# "Gotham" on Fox TV



## Troll Wizard (May 3, 2012)

_*Did anyone get a chance to watch the new series on Fox TV called "Gotham"? Pretty good story like I have to say. Comes on right before Sleepy Hollow on Monday nights at 8pm.

The storyline is set before the time of Batman in Gotham. It introduces us to the characters (villains) at the beginning of their time as they become who they are today. People like The Penguin, The Riddler, Cat Woman, and many others.

We again see the killings of Bruce Wayne's parents again in the alley after seeing a movie. Bruce Wayne as a young kid seeing his parents die, and the introduction of Detective Gordan, not yet the commissioner.

The story is well written and the actors are playing their parts to the hilt! If you haven't seen it yet, please do because it's a show you will love after watching it! :jol:
*_


----------



## randomr8 (Oct 24, 2009)

Yes. I like it. I'm a bit curious how the pre-villains go so bad.


----------



## Hairazor (Mar 13, 2012)

It's a good start. I'll be watching.


----------



## Bone Dancer (Oct 7, 2005)

So far, so good.


----------



## BioHazardCustoms (Aug 5, 2009)

I'm looking forward to seeing if it stays true to the storylines it has established.


----------



## Troll Wizard (May 3, 2012)

BioHazardCustoms said:


> I'm looking forward to seeing if it stays true to the storylines it has established.

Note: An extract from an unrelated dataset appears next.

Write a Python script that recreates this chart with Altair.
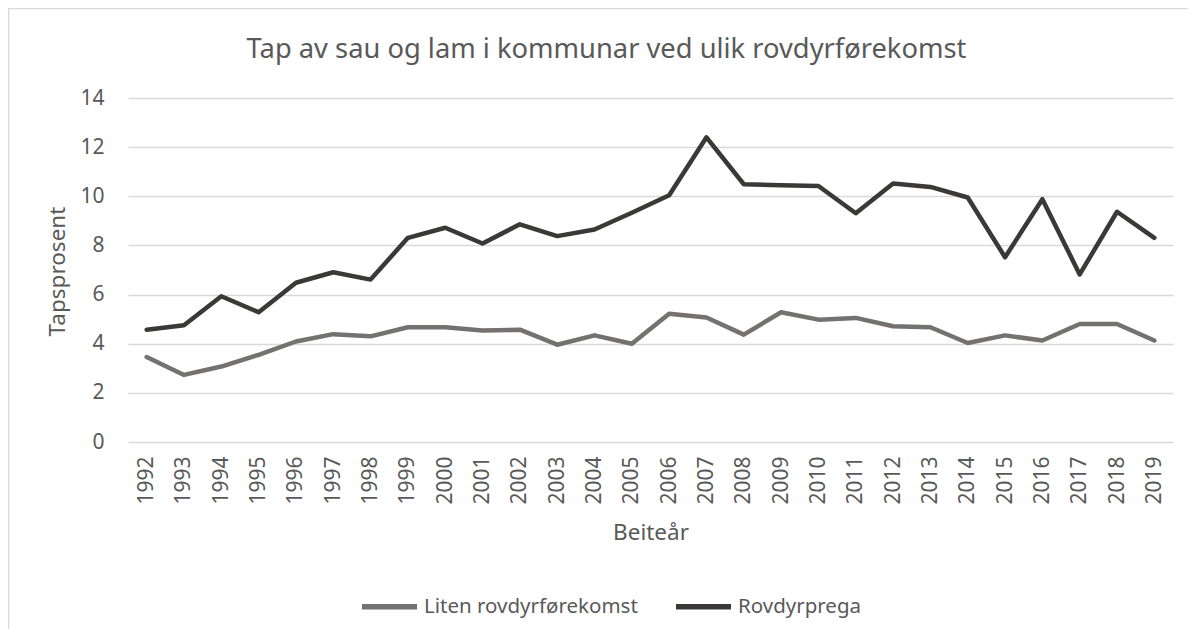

_*From everything I've read and seen on TV, the writers are really going to stay true to the characters as much as possible. They are also going to explore some of the lesser known characters in the show as well. Ones that haven't been explained to well or often in the comic books.

I really think it's going to be a really great show to watch, as long as Fox decides to leave it alone and develop. They have a tendency to be quick on the gun if viewership is not what they expect it to be. *_


----------